Compute a derivative using discrete methods

Question

I am looking for a method to compute a derivative using a discrete and fast method. Since now I do not know the type of equation I have, I am looking for discrete methods analog to the ones that we can find for the integral such as, the Euler method.

Answer 1

I think you are looking for the derivative calculated in a point. If this is the case, here there is a simple way to do that. You need to know the derivative in a point, say a. It is given by the limit of the difference quotient for h->0:

You actually need to implement the limit function. So you:

• Define an epsilon, set it more small to be more precise, bigger to be faster
• calculate the difference quotient in a starting h, suppose h=0.01, store it in f1

• Now in a DO-WHILE loop:

  1- divide h by 2 (or by 10, the important thing is to make it smaller)
  2- calculate again the difference quotient with the new value of h, store this in f2
  3- set diff = abs(f2-f1)
  4- assign f1 = f2
  5- repeat from point 1 while (diff>epsilon)

• You can finally return f1 (or f2) as the value of your f'(a)

Remember: You are assuming the function is differentiable in a. Every result you will get will be wrong due of errors of the finite decimal digit your computer can handle, there is no escape from this.

Example in python:

def derive(f, a, h=0.01, epsilon = 1e-7):
    f1 = (f(a+h)-f(a))/h
    while True: # DO-WHILE
        h /= 2.
        f2 = (f(a+h)-f(a))/h
        diff = abs(f2-f1)
        f1 = f2
        if diff<epsilon: break
    return f2

print "derivatives in x=0"
print "x^2: \t\t %.6f" % derive(lambda x: x**2,0)
print "x:\t\t %.6f" % derive(lambda x: x,0)
print "(x-1)^2:\t %.6f" % derive(lambda x: (x-1)**2,0)

print "\n\nReal values:"
print derive(lambda x: x**2,0)
print derive(lambda x: x,0)
print derive(lambda x: (x-1)**2,0)

Output:

derivatives in x=0
x^2:         0.000000
x:       1.000000
(x-1)^2:     -2.000000


Real values:
7.62939453125e-08
1.0
-1.99999992328

The first time I've got "precise" value" because of using only the first 6 digits of the result, note I used 1e-7 as epsilon. The REAL calculated values are printed after that, and they are obviously mathematically wrong. The choose of how small epsilon is depends on how precise you want your results to be.

Answer 2

There is quite a bit of theory (and established practice) in calculating numerical ("finite") derivatives. Getting all the details correct, such that you believe the result, is not trivial. If there's any way you can get the analytical derivative of the function (using pen and paper, or a computer algebra system such as Maple, Mathematica, Sage, or SymPy), this is by far the best option.
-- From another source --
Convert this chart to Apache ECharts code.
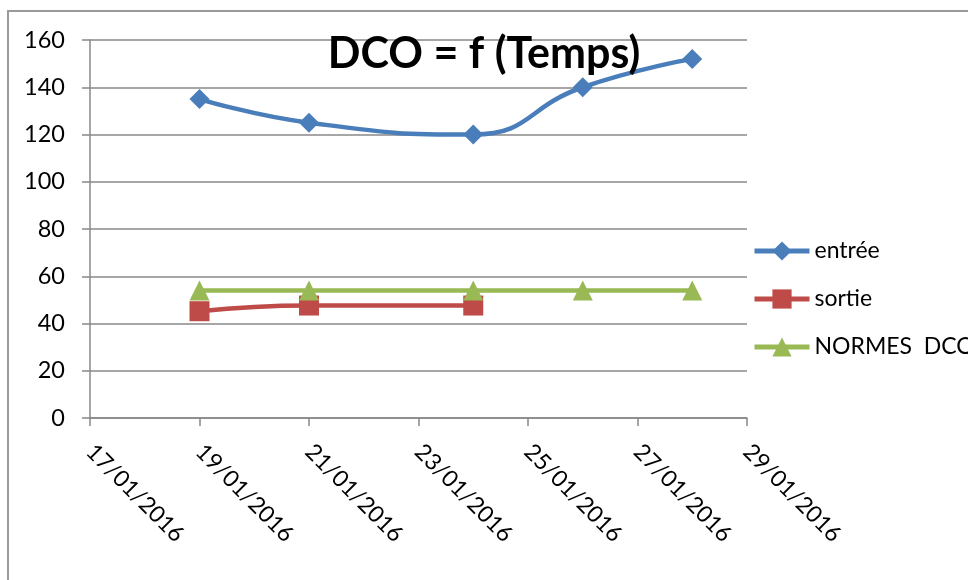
<!DOCTYPE html>
<html>
<head>
<meta charset="utf-8">
<script src="https://cdn.jsdelivr.net/npm/echarts@6/dist/echarts.min.js"></script>
<style>
  html, body { margin: 0; padding: 0; background: #ffffff; }
  #chart { width: 968px; height: 580px; }
</style>
</head>
<body>
<div id="chart"></div>
<script>
// ---- data ----
const baseDate = '17/01/2016';
const xTickLabels = ['17/01/2016', '19/01/2016', '21/01/2016', '23/01/2016', '25/01/2016', '27/01/2016', '29/01/2016'];
const entreeDates = ['19/01/2016', '21/01/2016', '24/01/2016', '26/01/2016', '28/01/2016'];
const entreeValues = [135, 125, 120, 140, 152];
const sortieDates = ['19/01/2016', '21/01/2016', '24/01/2016'];
const sortieValues = [45.2, 47.6, 47.6];
const normesDates = ['19/01/2016', '21/01/2016', '24/01/2016', '26/01/2016', '28/01/2016'];
const normesValues = [54, 54, 54, 54, 54];
const seriesNames = ['entrée', 'sortie', 'NORMES  DCO'];
const titleText = 'DCO = f (Temps)';

// ---- helpers ----
function toUTC(s) {
  const p = s.split('/');
  return Date.UTC(+p[2], +p[1] - 1, +p[0]);
}
function dayOffset(s) {
  return Math.round((toUTC(s) - toUTC(baseDate)) / 86400000);
}
function pairs(dates, vals) {
  return dates.map((d, i) => [dayOffset(d), vals[i]]);
}

const FONT = 'Lato, "Open Sans", sans-serif';
const GRAY = '#888888';

const chart = echarts.init(document.getElementById('chart'), null, { renderer: 'canvas' });
chart.setOption({
  backgroundColor: '#ffffff',
  animation: false,
  title: {
    text: titleText,
    left: 'center',
    top: 28,
    textStyle: { fontFamily: FONT, fontSize: 43, fontWeight: 'bold', color: '#000000' }
  },
  graphic: [{
    type: 'rect',
    shape: { x: 8, y: 11, width: 1200, height: 1200 },
    style: { fill: 'none', stroke: '#9a9a9a', lineWidth: 2 },
    silent: true,
    z: -1
  }],
  legend: {
    orient: 'vertical',
    left: 752,
    top: 239,
    padding: 0,
    itemWidth: 55,
    itemHeight: 24,
    itemGap: 24,
    data: seriesNames,
    lineStyle: { width: 5 },
    textStyle: { fontFamily: FONT, fontSize: 23, color: '#000000', lineHeight: 24 }
  },
  grid: { left: 90, right: 221, top: 40, bottom: 162, containLabel: false },
  xAxis: {
    type: 'value',
    min: 0,
    max: 12,
    interval: 2,
    axisLine: { show: true, lineStyle: { color: GRAY, width: 1.5 } },
    axisTick: { show: true, length: 8, lineStyle: { color: GRAY, width: 1.5 } },
    splitLine: { show: false },
    axisLabel: {
      rotate: -45,
      margin: 30,
      fontFamily: FONT,
      fontSize: 23,
      color: '#000000',
      formatter: v => xTickLabels[Math.round(v / 2)] || ''
    }
  },
  yAxis: {
    type: 'value',
    min: 0,
    max: 160,
    interval: 20,
    axisLine: { show: true, lineStyle: { color: GRAY, width: 1.5 } },
    axisTick: { show: true, length: 8, lineStyle: { color: GRAY, width: 1.5 } },
    splitLine: { show: true, lineStyle: { color: GRAY, width: 1.5 } },
    axisLabel: { margin: 25, fontFamily: FONT, fontSize: 23.5, color: '#000000' }
  },
  series: [
    {
      name: seriesNames[0],
      type: 'line',
      smooth: 0.5,
      data: pairs(entreeDates, entreeValues),
      symbol: 'diamond',
      symbolSize: 20,
      lineStyle: { color: '#4A7EBB', width: 4.5 },
      itemStyle: { color: '#4A7EBB' }
    },
    {
      name: seriesNames[1],
      type: 'line',
      smooth: 0.5,
      data: pairs(sortieDates, sortieValues),
      symbol: 'rect',
      symbolSize: 20,
      lineStyle: { color: '#BE4B48', width: 4.5 },
      itemStyle: { color: '#BE4B48' }
    },
    {
      name: seriesNames[2],
      type: 'line',
      smooth: 0.5,
      data: pairs(normesDates, normesValues),
      symbol: 'triangle',
      symbolSize: 20,
      lineStyle: { color: '#98B954', width: 4.5 },
      itemStyle: { color: '#98B954' }
    }
  ]
});
</script>
</body>
</html>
If you can't get the analytical form, or you don't know the function (just it's output), then numerical estimation are your only option. This chapter in Numerical Recipies in C is a good start.

Answer 3

A simple method is to compute the change in f over a small value for each point of the derivative you're interested in. For example, to compute ∂f/∂x, you could use this:

epsilon = 1e-8
∂f/∂x(x, y, z) = (f(x+epsilon,y,z) - f(x-epsilon, y, z))/(epsilon * 2);

The other partials would be similar in y and z.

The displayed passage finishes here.